COMO OS PROTESTOS AFETAM A ESQUERDA BRASILEIRA, QUE ESTÁ HÁ 10 ANOS NO
PODER COM O PT?
— Em tese, o que está sendo cobrado no Brasil
não precisaria estar sendo cobrado de um governo do PT. As pessoas estão
pedindo escolas, hospitais. Para um governo de esquerda, é constrangedor estar
sendo pressionado com pedidos de coisas que ele já devia estar fazendo. O
aumento da tarifa dos ônibus não foi tão grande, mas se tornou um símbolo de
outros problemas. Foi a gota que fez o copo transbordar. Há outro problema. Os
governos do PT proporcionaram muitos avanços na área social, mas os casos de
corrupção, clientelismo e compra de votos minaram a legitimidade moral do
partido. Também há um problema de representação. O PT foi criado para
representar os metalúrgicos das fábricas. Nós agora vivemos numa sociedade
pós-industrial. Há uma nova classe média cheia de designers e trabalhadores
criativos, por exemplo, e eles não têm uma rede de proteção que os atenda. Há
uma mudança histórica, mas os partidos e sindicatos tradicionais [O SINTERO e a
APEOESP, por exemplo...] não têm demonstrado capacidade para entendê-la.

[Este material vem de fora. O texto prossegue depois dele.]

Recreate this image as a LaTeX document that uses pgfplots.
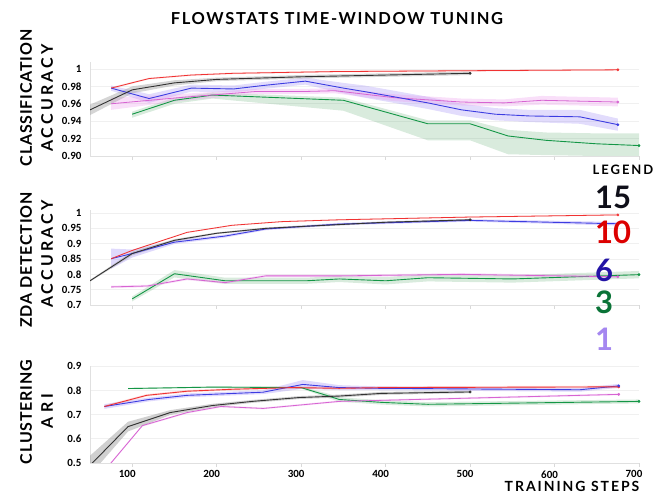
\documentclass[border=0pt]{standalone}
\usepackage{fontspec}
\setmainfont{Lato}
\newfontfamily\tickfont{Carlito}
\usepackage{pgfplots}
\usepgfplotslibrary{fillbetween}
\pgfplotsset{compat=1.18}

\definecolor{cK}{RGB}{50,50,50}
\definecolor{cR}{RGB}{240,50,50}
\definecolor{cB}{RGB}{60,60,225}
\definecolor{cG}{RGB}{20,150,70}
\definecolor{cP}{RGB}{215,100,210}
\definecolor{bK}{RGB}{150,150,150}
\definecolor{bB}{RGB}{150,130,245}
\definecolor{bG}{RGB}{80,165,100}
\definecolor{bP}{RGB}{235,150,235}
\definecolor{lK}{RGB}{15,15,25}
\definecolor{lR}{RGB}{220,0,0}
\definecolor{lB}{RGB}{35,20,165}
\definecolor{lG}{RGB}{10,115,55}
\definecolor{lP}{RGB}{165,135,240}

% ---------- Panel 1: classification accuracy ----------
\pgfplotstableread{
x y lo hi
50 0.953 0.947 0.959
100 0.976 0.972 0.980
150 0.984 0.981 0.987
200 0.988 0.986 0.990
300 0.991 0.989 0.993
400 0.993 0.991 0.995
500 0.995 0.993 0.997
}\tAk
\pgfplotstableread{
x y lo hi
75 0.978 0.977 0.979
120 0.989 0.988 0.990
170 0.993 0.992 0.994
220 0.995 0.994 0.996
340 0.997 0.996 0.998
500 0.998 0.997 0.999
675 0.999 0.998 1.000
}\tAr
\pgfplotstableread{
x y lo hi
75 0.978 0.975 0.981
120 0.966 0.961 0.971
170 0.978 0.974 0.982
220 0.977 0.973 0.981
255 0.981 0.977 0.985
305 0.986 0.982 0.990
350 0.978 0.972 0.984
375 0.974 0.967 0.981
410 0.968 0.961 0.975
450 0.961 0.954 0.968
490 0.953 0.946 0.960
530 0.948 0.941 0.955
570 0.946 0.939 0.953
630 0.945 0.937 0.953
675 0.936 0.929 0.943
}\tAb
\pgfplotstableread{
x y lo hi
75 0.960 0.953 0.967
155 0.967 0.963 0.971
245 0.974 0.971 0.977
300 0.974 0.971 0.977
340 0.975 0.972 0.978
410 0.967 0.963 0.971
490 0.962 0.958 0.966
540 0.961 0.957 0.965
585 0.964 0.959 0.969
675 0.962 0.957 0.967
}\tAp
\pgfplotstableread{
x y lo hi
100 0.948 0.944 0.951
150 0.964 0.960 0.967
195 0.970 0.966 0.973
350 0.964 0.952 0.967
450 0.937 0.918 0.941
500 0.937 0.918 0.941
545 0.923 0.902 0.930
590 0.918 0.901 0.927
650 0.914 0.900 0.926
700 0.912 0.899 0.926
}\tAg

% ---------- Panel 2: ZDA detection accuracy ----------
\pgfplotstableread{
x y lo hi
50 0.779 0.776 0.782
100 0.868 0.862 0.874
150 0.911 0.907 0.915
200 0.934 0.931 0.937
258 0.950 0.947 0.953
306 0.957 0.954 0.960
400 0.970 0.967 0.973
500 0.978 0.975 0.981
}\tBk
\pgfplotstableread{
x y lo hi
75 0.851 0.849 0.853
100 0.878 0.876 0.880
165 0.937 0.935 0.939
218 0.960 0.958 0.962
277 0.972 0.970 0.974
345 0.978 0.976 0.980
500 0.987 0.985 0.989
675 0.994 0.992 0.996
}\tBr
\pgfplotstableread{
x y lo hi
75 0.851 0.818 0.884
100 0.868 0.855 0.881
150 0.905 0.899 0.911
210 0.925 0.920 0.930
258 0.948 0.944 0.952
345 0.964 0.960 0.968
500 0.976 0.972 0.980
675 0.965 0.959 0.971
}\tBb
\pgfplotstableread{
x y lo hi
75 0.759 0.755 0.763
118 0.762 0.758 0.766
165 0.785 0.781 0.789
210 0.773 0.769 0.777
258 0.795 0.791 0.799
345 0.795 0.791 0.799
490 0.800 0.796 0.804
675 0.792 0.788 0.796
}\tBp
\pgfplotstableread{
x y lo hi
100 0.720 0.712 0.728
150 0.802 0.790 0.814
210 0.779 0.769 0.789
306 0.779 0.769 0.789
345 0.785 0.775 0.795
400 0.779 0.767 0.791
450 0.789 0.777 0.801
550 0.785 0.773 0.797
700 0.799 0.787 0.811
}\tBg

% ---------- Panel 3: clustering ARI ----------
\pgfplotstableread{
x y lo hi
50 0.490 0.450 0.530
95 0.650 0.630 0.670
145 0.708 0.698 0.718
195 0.737 0.730 0.744
242 0.754 0.748 0.760
298 0.770 0.764 0.776
345 0.776 0.770 0.782
395 0.787 0.781 0.793
500 0.793 0.788 0.798
}\tCk
\pgfplotstableread{
x y lo hi
67 0.733 0.728 0.738
117 0.779 0.774 0.784
165 0.796 0.791 0.801
218 0.804 0.799 0.809
290 0.811 0.806 0.816
345 0.808 0.803 0.813
400 0.811 0.806 0.816
676 0.814 0.809 0.819
}\tCr
\pgfplotstableread{
x y lo hi
67 0.733 0.723 0.743
120 0.762 0.754 0.770
165 0.779 0.771 0.787
255 0.792 0.784 0.800
302 0.824 0.806 0.842
345 0.811 0.801 0.821
392 0.808 0.800 0.816
630 0.802 0.794 0.810
676 0.818 0.810 0.826
}\tCb
\pgfplotstableread{
x y lo hi
70 0.480 0.476 0.484
112 0.654 0.650 0.658
165 0.708 0.704 0.712
205 0.733 0.729 0.737
255 0.725 0.721 0.729
345 0.754 0.750 0.758
676 0.783 0.779 0.787
}\tCp
\pgfplotstableread{
x y lo hi
95 0.807 0.804 0.810
195 0.813 0.810 0.816
300 0.811 0.807 0.815
330 0.779 0.770 0.788
345 0.762 0.753 0.771
395 0.750 0.741 0.759
450 0.742 0.733 0.751
700 0.754 0.746 0.762
}\tCg

% #1 table, #2 band colour, #3 band opacity, #4 id
\newcommand{\serband}[4]{%
  \addplot[draw=none, name path=hi#4, forget plot] table[x=x,y=hi]{#1};
  \addplot[draw=none, name path=lo#4, forget plot] table[x=x,y=lo]{#1};
  \addplot[fill=#2, fill opacity=#3, draw=none, forget plot] fill between[of=hi#4 and lo#4];
}
\newcommand{\serline}[3]{%
  \addplot[#2, line width=#3, forget plot] table[x=x,y=y]{#1};
}
\newcommand{\tipdot}[3]{%
  \addplot[only marks, mark=*, mark size=1.2pt, #1, forget plot] coordinates {(#2,#3)};
}

\pgfplotsset{panel/.style={
  scale only axis, width=549pt,
  xmin=50, xmax=700,
  axis x line*=bottom, axis y line*=left,
  axis line style={draw=black!12, line width=0.8pt},
  ymajorgrids, grid style={draw=black!6, line width=0.7pt},
  xtick={100,200,300,400,500,600,700},
  xtick style={draw=black!15, line width=0.6pt},
  ytick style={draw=none},
  tick align=outside, major tick length=4pt,
  tick label style={font=\tickfont\bfseries\fontsize{11}{11}\selectfont},
  /pgf/number format/assume math mode=true,
  yticklabel style={xshift=-1pt},
  clip=true,
}}

\begin{document}
\begin{tikzpicture}

% Panel 1
\begin{axis}[panel, at={(90pt,338pt)}, anchor=south west, height=94pt,
  ymin=0.9, ymax=1.008, xticklabels={},
  ytick={0.90,0.92,0.94,0.96,0.98,1}, yticklabels={0.90,0.92,0.94,0.96,0.98,1}]
  \serband{\tAg}{bG}{0.22}{g}
  \serband{\tAb}{bB}{0.28}{b}
  \serband{\tAp}{bP}{0.3}{p}
  \serband{\tAk}{bK}{0.4}{k}
  \serband{\tAr}{cR}{0.15}{r}
  \serline{\tAg}{cG}{0.9pt}
  \serline{\tAp}{cP}{0.8pt}
  \serline{\tAb}{cB}{0.9pt}
  \serline{\tAk}{cK}{0.9pt}
  \serline{\tAr}{cR}{0.8pt}
  \tipdot{cR}{675}{0.999}
  \tipdot{cK}{500}{0.995}
  \tipdot{cP}{675}{0.962}
  \tipdot{cB}{675}{0.936}
  \tipdot{cG}{700}{0.912}
\end{axis}

% Panel 2
\begin{axis}[panel, at={(90pt,189pt)}, anchor=south west, height=95pt,
  ymin=0.7, ymax=1.01, xticklabels={},
  ytick={0.7,0.75,0.8,0.85,0.9,0.95,1}, yticklabels={0.7,0.75,0.8,0.85,0.9,0.95,1}]
  \serband{\tBg}{bG}{0.22}{g}
  \serband{\tBb}{bB}{0.3}{b}
  \serband{\tBp}{bP}{0.3}{p}
  \serband{\tBk}{bK}{0.4}{k}
  \serband{\tBr}{cR}{0.15}{r}
  \serline{\tBg}{cG}{0.9pt}
  \serline{\tBp}{cP}{0.8pt}
  \serline{\tBb}{cB}{0.9pt}
  \serline{\tBk}{cK}{0.9pt}
  \serline{\tBr}{cR}{0.8pt}
  \tipdot{cR}{675}{0.994}
  \tipdot{cK}{500}{0.978}
  \tipdot{cB}{675}{0.965}
  \tipdot{cP}{675}{0.792}
  \tipdot{cG}{700}{0.799}
\end{axis}

% Panel 3
\begin{axis}[panel, at={(90pt,31pt)}, anchor=south west, height=97pt,
  ymin=0.5, ymax=0.9,
  xticklabel style={xshift=-5pt},
  ytick={0.5,0.6,0.7,0.8,0.9}, yticklabels={0.5,0.6,0.7,0.8,0.9}]
  \serband{\tCg}{bG}{0.22}{g}
  \serband{\tCb}{bB}{0.3}{b}
  \serband{\tCp}{bP}{0.3}{p}
  \serband{\tCk}{bK}{0.45}{k}
  \serband{\tCr}{cR}{0.15}{r}
  \serline{\tCg}{cG}{0.9pt}
  \serline{\tCp}{cP}{0.8pt}
  \serline{\tCb}{cB}{0.9pt}
  \serline{\tCk}{cK}{0.9pt}
  \serline{\tCr}{cR}{0.9pt}
  \tipdot{cR}{676}{0.814}
  \tipdot{cB}{676}{0.818}
  \tipdot{cK}{500}{0.793}
  \tipdot{cP}{676}{0.783}
  \tipdot{cG}{700}{0.754}
\end{axis}

% Title
\node[font=\bfseries\fontsize{16.5}{16.5}\selectfont\addfontfeature{LetterSpace=10}] at (337pt,475pt) {FLOWSTATS TIME-WINDOW TUNING};

% Y labels
\begin{scope}[every node/.style={rotate=90}]
\node[font=\bfseries\fontsize{16}{16}\selectfont\addfontfeature{LetterSpace=5}] at (26pt,396pt) {CLASSIFICATION};
\node[font=\bfseries\fontsize{16}{16}\selectfont\addfontfeature{LetterSpace=20}] at (47pt,396pt) {ACCURACY};
\node[font=\bfseries\fontsize{16}{16}\selectfont\addfontfeature{LetterSpace=5}] at (26pt,234pt) {ZDA DETECTION};
\node[font=\bfseries\fontsize{16}{16}\selectfont\addfontfeature{LetterSpace=20}] at (47pt,240pt) {ACCURACY};
\node[font=\bfseries\fontsize{16}{16}\selectfont\addfontfeature{LetterSpace=5}] at (26pt,82pt) {CLUSTERING};
\node[font=\bfseries\fontsize{16}{16}\selectfont\addfontfeature{LetterSpace=25}] at (47pt,83pt) {ARI};
\end{scope}

% X label
\node[font=\bfseries\fontsize{14}{14}\selectfont\addfontfeature{LetterSpace=14}] at (572pt,8pt) {TRAINING STEPS};

% Legend
\node[font=\bfseries\fontsize{13}{13}\selectfont\addfontfeature{LetterSpace=15}] at (623pt,324pt) {LEGEND};
\begin{scope}[every node/.style={anchor=west, inner sep=0pt, font=\bfseries\fontsize{31}{31}\selectfont}]
\node[text=lK] at (595pt,297pt) {15};
\node[text=lR] at (595pt,262pt) {10};
\node[text=lB] at (595pt,224pt) {6};
\node[text=lG] at (595pt,192pt) {3};
\node[text=lP] at (595pt,155pt) {1};
\end{scope}

\pgfresetboundingbox
\path[use as bounding box] (0pt,0pt) rectangle (666pt,494pt);
\end{tikzpicture}
\end{document}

NA TENTATIVA DE RESPONDER AOS PROTESTOS, A PRESIDENTE DILMA ROUSSEFF JÁ
PROPÔS UMA CONSTITUINTE EXCLUSIVA E UM PLEBISCITO PARA FAZER A CHAMADA REFORMA
POLÍTICA. ISSO É SUFICIENTE?
— Eu duvido que as
promessas de Dilma sejam suficientes para acalmar a ira popular. Ela pode
atender a pedidos específicos, mas a essência das manifestações vai além de
demandas concretas. A luta principal é por uma nova forma de democracia, na
qual os partidos não poderão mais lidar com os cidadãos apenas de quatro em
quatro anos. A solução para isso seria uma mudança constitucional ampla, bem
além da que Dilma propõe. É preciso abrir espaço a novas formas de controle
popular sobre os políticos, mais transparência contra a corrupção, novos
instrumentos de democracia direta e consulta popular.
AS MANIFESTAÇÕES NO BRASIL ESFRIARAM NOS ÚLTIMOS DIAS. COM BASE NO QUE
ACONTECEU EM OUTROS PAÍSES, ELAS ESTÃO FADADAS A DESAPARECER?
— Devido à ausência de uma
estrutura formal, esses novos movimentos populares tendem a sumir com a mesma
velocidade com que aparecem. É impossível manter uma mobilização de massa a
longo prazo, como se viu nos indignados da Espanha ou no Occupy Wall Street. Mas,
assim como aconteceu lá, é de se apostar que o outono brasileiro' vai ressurgir
em novas ondas e novas formas. Estamos vivendo tempos revolucionários, em que
as pessoas voltaram a sentir que podem mudar o mundo. Veja o que está
acontecendo agora no Egito.
#Postado pelo DesProf.Peixoto
Meu comentário...
— Desde 1990 quando
cheguei neste fim de mundo que dão o nome de “Rondônia” venho, gradativamente,
me dando conta que o SINTERO só representa os “espertos” do grupo que o dirige,
tornou-se um sindicato TRADICIONAL e que o PT aberto a participação de fato dos
seus militantes e diferente, eticamente, dos demais partidos que eu gostava
morreu! Oxalá que na onda dessas manifestações, nesse que Antonio Gramsci
[1891-1937] chamava de "interregnum", surjam novos e melhores
mediadores entre o povo e o poder instituído. Pois ao contrário do Paulo
Ghiraldelli, eu não acredito em revolução do “indivíduo”.